(Dataset extract):
=====

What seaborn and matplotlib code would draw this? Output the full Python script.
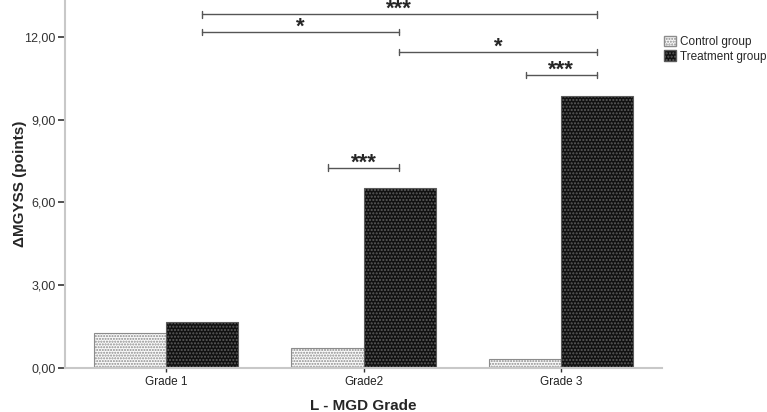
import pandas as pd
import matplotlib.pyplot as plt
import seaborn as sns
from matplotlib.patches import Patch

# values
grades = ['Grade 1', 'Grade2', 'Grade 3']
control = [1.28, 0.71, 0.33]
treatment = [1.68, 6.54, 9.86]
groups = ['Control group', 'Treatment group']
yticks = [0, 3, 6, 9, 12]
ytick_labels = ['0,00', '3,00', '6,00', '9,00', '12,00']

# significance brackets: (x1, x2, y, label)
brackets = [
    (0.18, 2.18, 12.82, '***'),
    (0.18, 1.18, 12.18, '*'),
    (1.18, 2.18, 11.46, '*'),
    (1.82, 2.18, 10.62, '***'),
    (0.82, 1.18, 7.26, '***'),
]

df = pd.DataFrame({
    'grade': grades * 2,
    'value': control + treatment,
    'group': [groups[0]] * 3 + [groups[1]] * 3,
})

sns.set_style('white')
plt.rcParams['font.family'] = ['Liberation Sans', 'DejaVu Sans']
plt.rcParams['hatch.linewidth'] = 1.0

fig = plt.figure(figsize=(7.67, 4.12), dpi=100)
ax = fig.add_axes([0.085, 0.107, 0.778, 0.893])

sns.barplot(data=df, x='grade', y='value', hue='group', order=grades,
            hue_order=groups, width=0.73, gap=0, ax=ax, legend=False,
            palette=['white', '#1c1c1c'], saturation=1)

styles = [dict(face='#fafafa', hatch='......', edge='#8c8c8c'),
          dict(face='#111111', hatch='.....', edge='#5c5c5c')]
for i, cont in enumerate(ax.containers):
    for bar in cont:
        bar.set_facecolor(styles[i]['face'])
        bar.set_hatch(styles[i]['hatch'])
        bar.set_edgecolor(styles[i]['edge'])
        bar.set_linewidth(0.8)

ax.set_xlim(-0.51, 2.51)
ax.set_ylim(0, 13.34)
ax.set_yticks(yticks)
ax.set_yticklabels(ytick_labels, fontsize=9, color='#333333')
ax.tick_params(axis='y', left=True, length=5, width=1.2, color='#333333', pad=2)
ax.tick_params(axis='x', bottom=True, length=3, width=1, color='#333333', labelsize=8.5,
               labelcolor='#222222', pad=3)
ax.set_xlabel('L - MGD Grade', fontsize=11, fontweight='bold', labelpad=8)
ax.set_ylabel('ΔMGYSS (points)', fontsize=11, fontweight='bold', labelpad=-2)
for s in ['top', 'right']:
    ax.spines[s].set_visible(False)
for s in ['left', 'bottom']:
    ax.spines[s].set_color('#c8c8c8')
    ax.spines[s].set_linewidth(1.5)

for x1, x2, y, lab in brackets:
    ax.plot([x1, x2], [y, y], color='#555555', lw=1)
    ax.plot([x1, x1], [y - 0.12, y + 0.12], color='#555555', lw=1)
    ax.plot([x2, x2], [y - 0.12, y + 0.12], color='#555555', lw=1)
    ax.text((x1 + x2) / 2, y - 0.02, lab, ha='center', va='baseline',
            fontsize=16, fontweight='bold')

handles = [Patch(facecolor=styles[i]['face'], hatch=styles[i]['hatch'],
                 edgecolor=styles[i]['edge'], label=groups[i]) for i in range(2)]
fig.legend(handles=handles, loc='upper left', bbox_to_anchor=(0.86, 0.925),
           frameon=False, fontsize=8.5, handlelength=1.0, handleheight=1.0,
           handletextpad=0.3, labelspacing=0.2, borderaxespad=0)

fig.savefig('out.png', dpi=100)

=====

(Exercise aim): Write out again, exactly, the lines from the start of the listing up to the line containing "from matplotlib.patches import Patch", with both ends and without pictures.

(Final result):
What seaborn and matplotlib code would draw this? Output the full Python script.
import pandas as pd
import matplotlib.pyplot as plt
import seaborn as sns
from matplotlib.patches import Patch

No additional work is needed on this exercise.